Получалось, что у нас было до отъезда почти три дня, и оставалось одно несделанное дело в Варшаве, но его можно было сделать только в последний из трех оставшихся дней. Тогда мы решили на один день съездить в Берлин, до которого было около 700 километров. По дороге мы заехали в польский город Демблин, где во время войны находился концлагерь, в котором какое-то время находился наш дед. Я знал, что концлагерь «шталаг № 307» находился в бывшей русской крепости Иван-город. Мы нашли это место. На территорию крепости нас не пустили, так как там сейчас базируется польская военная часть. Нам даже запретили там снимать, но мы все равно увидели и сфотографировали то, что для нас было важным. К тому времени, когда поехали дальше, уже темнело.
Заночевали мы недалеко от границы с Германией, а после обеда следующего дня уже были в Берлине. Видели Бранденбургские ворота и Рейхстаг, а вечером посетили Трептов-парк и монумент Воину-освободителю.
С утра воскресенья, 12 августа, мы заехали посмотреть на остаток берлинской стены. За время пребывания в Берлине встретили много русских. Примерно в обед мы тронулись в обратный путь в сторону Польши и к вечеру были в Варшаве.
Утром 13 августа я зашел в главный офис Польского Красного Креста, чтобы поблагодарить за доброе ко мне отношение человека добрейшей души пани Божену Бигожевскую. До того я общался с ней только по телефону. Многие работники Красного Креста в Варшаве сносно говорят по-русски, что, как я знаю, сегодня уже во всей Восточной Европе стало редкостью.
Теперь все дела были сделаны, цель поездки достигнута. Эмоции выпирали через край! Особенно я был рад за своего отца, так как он ждал этой поездки больше всех из нас. Наконец, он совершил то, к чему шел всю свою сознательную жизнь, и что ему уже казалось невыполнимым! На днях у него был день рождения, ему исполнилось 72.
По приезду домой я активно включился в предвыборную гонку, которая длилась до середины октября и оказалась для меня тяжелым испытанием.

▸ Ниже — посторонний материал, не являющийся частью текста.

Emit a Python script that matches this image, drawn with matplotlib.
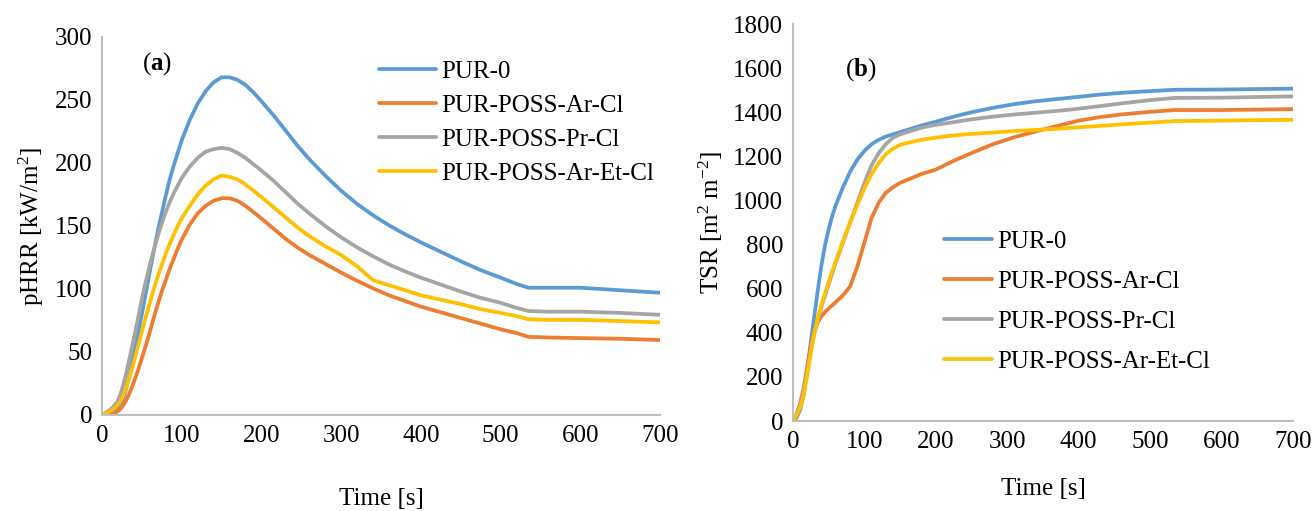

Подводя для себя итоги летней поездки, мне вспоминаются те трудности, которые пришлось преодолеть на пути к этой заветной для моей семьи мечте, и я горд за то, что у нас это получилось. На душе от этого очень легко. Но главное то, что мы отдали дань памяти нашему предку, герою и патриоту, любящему мужу и отцу, безгранично уверенному в справедливости социалистического строя, каким его помнят очевидцы. Видя, как ежедневно погибают от голода и болезней его товарищи, он чтобы остаться в живых, мог записаться в РОА. Но он выбрал смерть. И таких, как он было большинство. У них была вера, честь и совесть. И именно по этой причине наша страна одержала победу в той страшной войне, а потом в кратчайшие сроки была восстановлена после неимоверных разрушений.